Latimer and his wife are among several Utahns and a major local company that are among those who invested money in a Texas-based company that the federal government is investigating in connection with a nearly half-billion-dollar fraud scheme.

The Securities and Exchange Commission this week obtained an emergency asset freeze in a $485 million offering fraud and Ponzi scheme orchestrated by three Dallas businessmen through a company they owned and controlled, Provident Royalties LLC, the SEC said in a news release.

The agency alleges that Provident made a series of fraudulent securities offerings involving oil and gas assets through 21 affiliated entities to more than 7,700 investors throughout the United States from at least June 2006 through January 2009. The company chiefly solicited retail broker-dealers to find investors, with those retail broker-dealers selling Provident stock to investors nationwide, the release said.

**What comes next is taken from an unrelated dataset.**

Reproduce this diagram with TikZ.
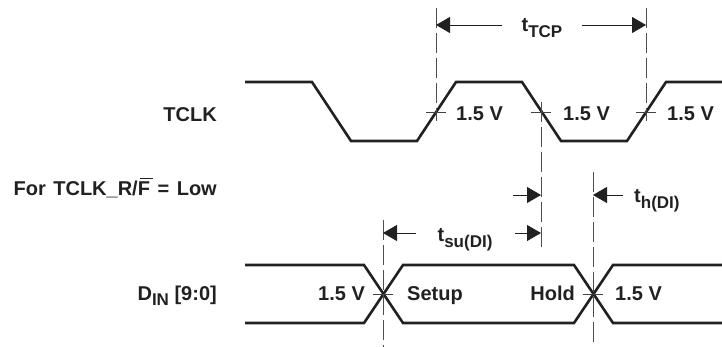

In June, prior to the commission action, Provident filed for Chapter 11 bankruptcy reorganization in Dallas.

Sinclair Oil & Gas Co., an affiliate of Sinclair Oil Corp., headquartered in Salt Lake City, is the largest creditor in the case — listed in court documents as being owed more than $150 million.

The Latimers invested more than $250,000 in the company through their individual retirement accounts. He told the Deseret News that he was dismayed by the recent revelations surrounding the company.

"I am extremely upset this happened because we investigated the company and from all indications they had money enough to … sell their leases," he said.

"We're hoping it will still work out and that we won't lose everything (we invested)," Latimer said.

Lyle Warner of Sandy said he also was heavily invested in Provident and was taken aback when he found out about the fraud allegations leveled by the SEC.

"It scares the hell out of me," he said. "I got a half-million dollars in them."

According to the SEC's complaint filed in U.S. District Court for the Northern District of Texas, Provident falsely promised yearly returns of up to 18 percent and misrepresented to investors that 85 percent of the funds raised through the offerings would be used to purchase interests in oil and gas real estate, leases, mineral rights, and interests, exploration and development.